Accordingly, persons who “directly or indirectly” act as a residential mortgage loan servicer under this definition and do not qualify for an exemption must apply for and obtain a registration through the Nationwide Multistate Licensing System (NMLS).

It may be noted that although the Servicer Act’s definition of a mortgage servicer encompasses typical mortgage servicing activities, it does not explicitly extend to a “passive” MSR holder that merely holds the contractual right to service a mortgage loan without engaging in direct, consumer-facing servicing activities. In practice, many passive MSR holders contract with third-party servicers to engage in direct servicing activities on the MSR holder’s behalf, and the “directly or indirectly” language appears in many state servicing licensing laws that are not applied to passive MSR holders.

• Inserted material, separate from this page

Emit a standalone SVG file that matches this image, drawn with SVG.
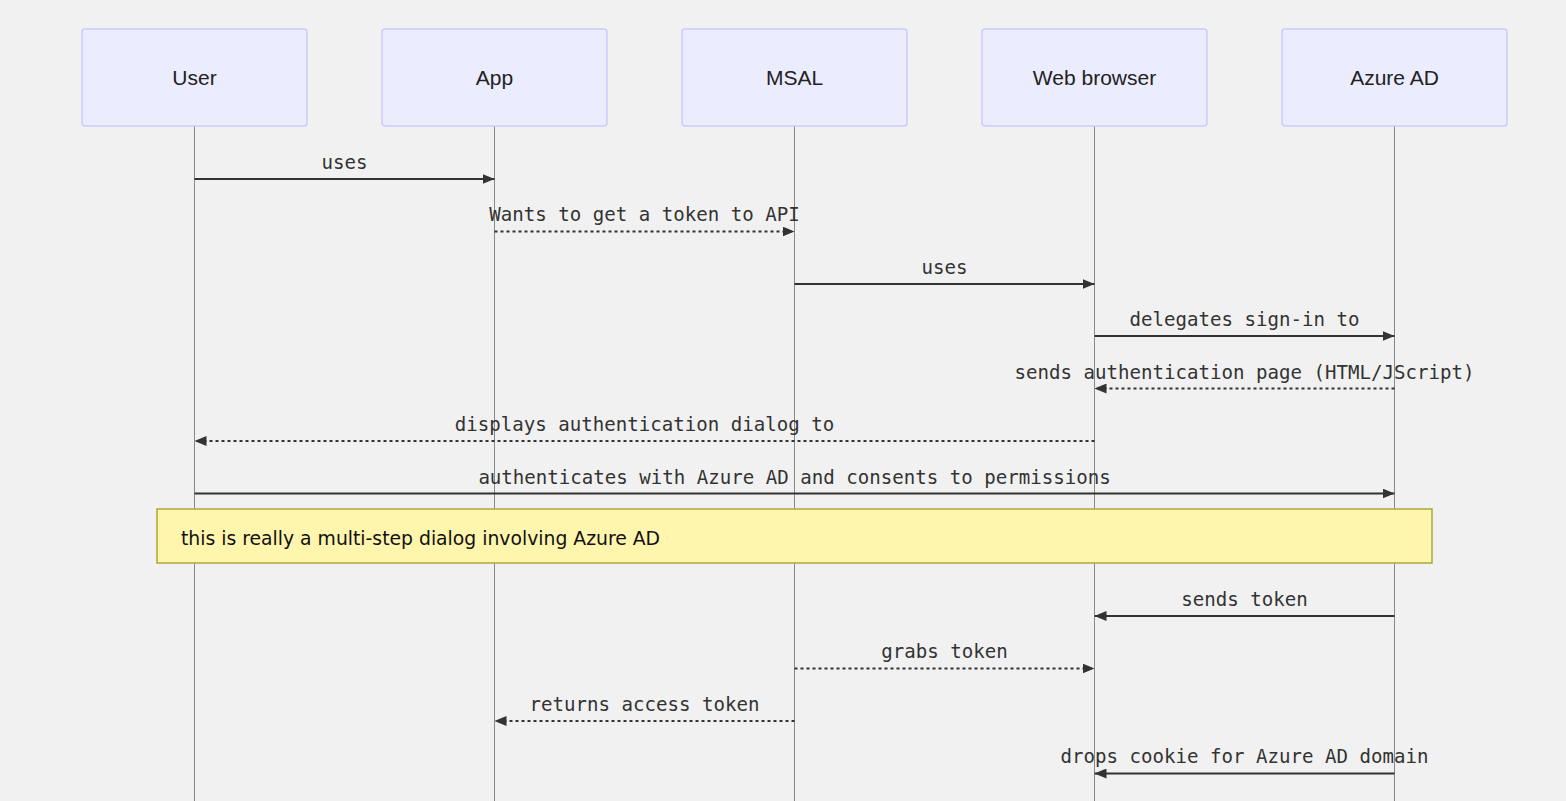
<svg xmlns="http://www.w3.org/2000/svg" width="1566" height="801" viewBox="0 0 1566 801">
<defs>
<marker id="ah" viewBox="0 0 12 10" refX="12" refY="5" markerWidth="12" markerHeight="10" markerUnits="userSpaceOnUse" orient="auto">
<path d="M0,0 L12,5 L0,10 z" fill="#333"/>
</marker>
<style>
.actor rect{fill:#ECECFF;stroke:#CCCCFF;stroke-width:1.5}
.actor text{font-family:"Liberation Sans",Arial,sans-serif;font-size:21px;fill:#222;text-anchor:middle;dominant-baseline:central}
.life{stroke:#888;stroke-width:1}
.msg{stroke:#333;stroke-width:2;fill:none;marker-end:url(#ah)}
.dash{stroke-dasharray:3,3}
.lbl{font-family:"DejaVu Sans Mono",monospace;font-size:19.1px;fill:#333;text-anchor:middle}
.note rect{fill:#FFF5AD;stroke:#AAAA33;stroke-width:1.5}
.note text{font-family:"DejaVu Sans",sans-serif;font-size:18.8px;fill:#111;dominant-baseline:central}
</style>
</defs>
<rect width="1566" height="801" fill="#F1F1F1"/>
<g id="lifelines">
<line class="life" x1="194.5" y1="126" x2="194.5" y2="801"/>
<line class="life" x1="494.5" y1="126" x2="494.5" y2="801"/>
<line class="life" x1="794.5" y1="126" x2="794.5" y2="801"/>
<line class="life" x1="1094.5" y1="126" x2="1094.5" y2="801"/>
<line class="life" x1="1394.5" y1="126" x2="1394.5" y2="801"/>
</g>
<g id="user" class="actor"><rect x="82" y="29" width="225" height="97" rx="3"/><text x="194.5" y="77">User</text></g>
<g id="app" class="actor"><rect x="382" y="29" width="225" height="97" rx="3"/><text x="494.5" y="77">App</text></g>
<g id="msal" class="actor"><rect x="682" y="29" width="225" height="97" rx="3"/><text x="794.5" y="77">MSAL</text></g>
<g id="browser" class="actor"><rect x="982" y="29" width="225" height="97" rx="3"/><text x="1094.5" y="77">Web browser</text></g>
<g id="azuread" class="actor"><rect x="1282" y="29" width="225" height="97" rx="3"/><text x="1394.5" y="77">Azure AD</text></g>
<g id="connectors">
<line class="msg" x1="194.5" y1="179" x2="494.5" y2="179"/>
<text class="lbl" x="344.5" y="169">uses</text>
<line class="msg dash" x1="494.5" y1="231.5" x2="794.5" y2="231.5"/>
<text class="lbl" x="644.5" y="221">Wants to get a token to API</text>
<line class="msg" x1="794.5" y1="284" x2="1094.5" y2="284"/>
<text class="lbl" x="944.5" y="274">uses</text>
<line class="msg" x1="1094.5" y1="336" x2="1394.5" y2="336"/>
<text class="lbl" x="1244.5" y="326">delegates sign-in to</text>
<line class="msg dash" x1="1394.5" y1="388.5" x2="1094.5" y2="388.5"/>
<text class="lbl" x="1244.5" y="379">sends authentication page (HTML/JScript)</text>
<line class="msg dash" x1="1094.5" y1="441" x2="194.5" y2="441"/>
<text class="lbl" x="644.5" y="431">displays authentication dialog to</text>
<line class="msg" x1="194.5" y1="493.5" x2="1394.5" y2="493.5"/>
<text class="lbl" x="794.5" y="484">authenticates with Azure AD and consents to permissions</text>
<line class="msg" x1="1394.5" y1="616" x2="1094.5" y2="616"/>
<text class="lbl" x="1244.5" y="606">sends token</text>
<line class="msg dash" x1="794.5" y1="668.5" x2="1094.5" y2="668.5"/>
<text class="lbl" x="944.5" y="658">grabs token</text>
<line class="msg dash" x1="794.5" y1="721" x2="494.5" y2="721"/>
<text class="lbl" x="644.5" y="711">returns access token</text>
<line class="msg" x1="1394.5" y1="773.5" x2="1094.5" y2="773.5"/>
<text class="lbl" x="1244.5" y="763">drops cookie for Azure AD domain</text>
</g>
<g id="note" class="note"><rect x="157" y="509" width="1275" height="54"/><text x="181" y="538">this is really a multi-step dialog involving Azure AD</text></g>
</svg>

However, the new rules enacted in November unambiguously require a passive MSR holder to register as a mortgage servicer in Texas.

New Formal Registration Obligation for MSR Holders

Specifically, the new rules provide:

With respect to a residential mortgage loan for which the mortgage servicing rights are held by a person who is not the owner of the note (a/k/a “master servicer”), the holder of the mortgage servicing rights must be registered under [the Servicer Act] even if that person does not actually receive any payments from the borrower but, instead, contracts with another person to service the loan (a/k/a “subservicer”).

The new rules define “mortgage servicing rights” to mean “the contractual obligation to service a mortgage loan and the right to receive compensation for such services in accordance with the contract.” The registration obligation also extends to the holders of MSRs to “wrap loans,” who must comply also with the Texas wrap mortgage loan financing statute, which took effect in 2022. In addition to the new language, the rulemaking reorganized the existing mortgage loan servicing rules by relocating them from Title 7, Chapter 79 of the Texas Administrative Code to Chapter 58, which had previously been vacant.

As worded, the registration requirement applies only to MSR holders that do not own the mortgage loans associated with such MSRs. A person that acquires whole loans on a servicing-released basis—and thus holds a mortgage loan and the MSRs to that loan—would not, for that reason, be required to register.

Although the passive MSR holder registration language is new, it reflects the SML’s recent views as expressed in informal guidance and correspondence between the SML and the industry over the past few years. The SML’s informally held view that passive MSR holders (of MSRs for loans held by others) must be registered as mortgage servicers seems to have developed sometime in 2022, when the corresponding NMLS checklist was updated to include “master servicing” as an activity “authorized” by the registration. On December 5, the NMLS mortgage servicer checklist was quietly updated again to include language stating that “[a] master servicer is required to have this registration.” An SML press release addressing the rule change elides specifics, noting only that the “new rules govern[] residential mortgage loan companies, mortgage bankers, individual residential mortgage loan originators, mortgage servicers, and wrap mortgage loans.” Ideally, the new rules would have come before the informal guidance, but the rules did, eventually, arrive. It's also debatable whether the new formal registration obligation would have been more appropriate as legislation than as a rulemaking. The Servicer Act authorizes the SML to “adopt and enforce rules necessary for the purposes of or to ensure compliance with [the statute],” which would allow for the clarification of ambiguous statutory terms by rule to the extent the rules do not expand upon the scope of the statute in a manner that calls for legislation.

Next Steps

Persons holding the MSRs to Texas mortgage loans that are owned by another party—and that do not qualify for a statutory exemption—will need to apply for and obtain a Texas Residential Mortgage Loan Servicer Registration through the NMLS. Given recent trends, other states are likely to follow by requiring MSR holders to obtain a license or registration under their own laws.